Thousands of miles away, Sophi Pennex, ’23, is spending her Fulbright at a high school in Vietnam’s Central Highlands. Pennex tells her students to think of her as their “English cheerleader” and focuses on creating a low-stress environment where they can practice their English. She also tries to incorporate fun interactive activities like role-playing a post-game interview or playing a version of the popular game Wordle that she created for the classroom.

Her role has renewed the passion for education that she inherited from her father, a longtime elementary school principal. Building relationships with her students and watching their confidence blossom has been a highlight of the program for Pennex.

“I'm able to be, for some of my students, the person I needed in high school,” she said.

In her free time, Pennex has picked up badminton, which is extremely popular in the country. She admits that when she arrived, she was “awful” at the sport. Now, she plays three times a week with teachers from her school and other members of the community. One of the school’s PE teachers has become her badminton trainer. These relationships have given Pennex a chance to work on her Vietnamese but also shown her how relationships can supersede language barriers.

“[My Fulbright] has changed my perspective on relationships and shown me that you can have connections and have these really lovely experiences in ways that you never thought would be possible without a common language,” she said.
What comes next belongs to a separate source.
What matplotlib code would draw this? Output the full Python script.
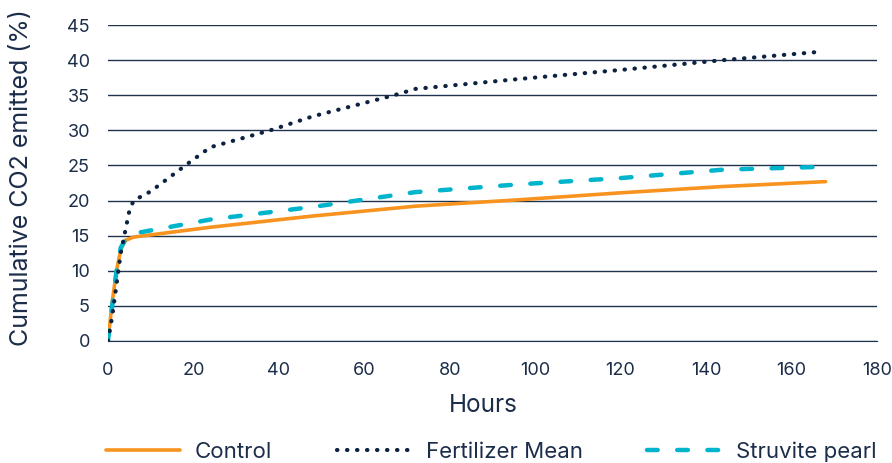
import matplotlib
matplotlib.use("Agg")
import matplotlib.pyplot as plt

plt.rcParams['font.family'] = ['Inter', 'DejaVu Sans']

hours_control = [0, 1, 2, 3, 4, 6, 24, 48, 72, 96, 120, 144, 168]
control = [0, 5.5, 10, 13, 14.3, 14.8, 16.2, 17.8, 19.2, 20.1, 21.1, 22.0, 22.7]

hours_fert = [0, 1, 2, 3, 4, 5, 6, 10, 19, 24, 38, 48, 67, 72, 96, 120, 144, 167]
fert = [0, 3.5, 8, 12.5, 15.5, 18.5, 20.0, 21.3, 25.4, 27.6, 30.0, 32.0, 35.0, 35.9, 37.3, 38.6, 40.0, 41.2]

hours_struv = [0, 1, 2, 3, 4, 6, 24, 48, 72, 96, 120, 144, 167]
struv = [0, 5, 10, 13.3, 14.3, 15.3, 17.3, 19.1, 21.2, 22.3, 23.2, 24.4, 24.8]

xticks = list(range(0, 181, 20))
yticks = list(range(0, 46, 5))

text_color = '#1c2d4a'
grid_color = '#1f3350'

fig = plt.figure(figsize=(8.92, 4.63), dpi=100)
ax = fig.add_axes([0.121, 0.2635, 0.862, 0.6825])

ax.plot(hours_control, control, color='#F7931E', lw=2.6, label='Control', solid_capstyle='round', zorder=3)
ax.plot(hours_fert, fert, color='#0d2240', lw=3, linestyle=(0, (0.1, 2.3)), dash_capstyle='round',
        label='Fertilizer Mean', zorder=4)
ax.plot(hours_struv, struv, color='#00B4CC', lw=3.2, linestyle=(0, (2.4, 4.4)), dash_capstyle='round',
        label='Struvite pearl', zorder=3)

ax.set_xlim(0, 180)
ax.set_ylim(0, 45)
ax.set_xticks(xticks)
ax.set_yticks(yticks)
ax.grid(axis='y', color=grid_color, lw=1)
ax.set_axisbelow(True)
for s in ['top', 'right', 'left']:
    ax.spines[s].set_visible(False)
ax.spines['bottom'].set_color(grid_color)
ax.tick_params(axis='both', length=0, labelsize=13, colors=text_color)
ax.tick_params(axis='x', pad=15)
ax.tick_params(axis='y', pad=13)

ax.set_xlabel('Hours', fontsize=17.5, color=text_color)
ax.xaxis.set_label_coords(0.4876, -0.168)
ax.set_ylabel('Cumulative CO2 emitted (%)', fontsize=18, color=text_color)
ax.yaxis.set_label_coords(-0.097, 0.517)

leg = fig.legend(loc='center', bbox_to_anchor=(0.551, 0.024), ncol=3, frameon=False,
                 fontsize=16, handlelength=3.3, columnspacing=2.9, handletextpad=0.7)
for t in leg.get_texts():
    t.set_color(text_color)

fig.savefig('out.png', dpi=100)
Researching climate and community in Ecuador

Robinson Markus, ’19, is investigating the intersection of housing, climate change and inequality in Quito, the Andean capital city of Ecuador. It’s Markus’ second research trip to the country — they first traveled there for their political science honors thesis during their undergraduate career at Northwestern. Now, he’s examining a government program offering a relocation subsidy to residents of neighborhoods deemed susceptible to climate-related risks like landslides and urban flooding. In partnership with FLACSO Ecuador and the Instituto de Investigaciones de la Ciudad (Quito Metropolitan Research Institute), Markus is hoping to find out what motivates residents to move or stay and how the choice affects residents’ climate vulnerability.

It's an important subject not just for Ecuadorians, but for people all over the world.

“Whether it's rising sea levels or wildfires or urban flooding, different cities are going to be increasingly facing climate risks, so we’ll need to figure out how to respond to those risks,” Markus said. “I'm particularly interested in the different perspectives that marginalized residents who are most directly susceptible to environmental risks may have.”

Outside their research, Markus has enjoyed getting to know their peer cohort, rock climbing and picking up local slang. The most rewarding part of his experience thus far has been interacting with Ecuadorians, whether through his research or local climbing gym.

“I'm a real believer that being outside of the country and being in different parts of the world changes your perspective and opens you up to different ways of thinking, not just as a researcher, but as a human,” they said.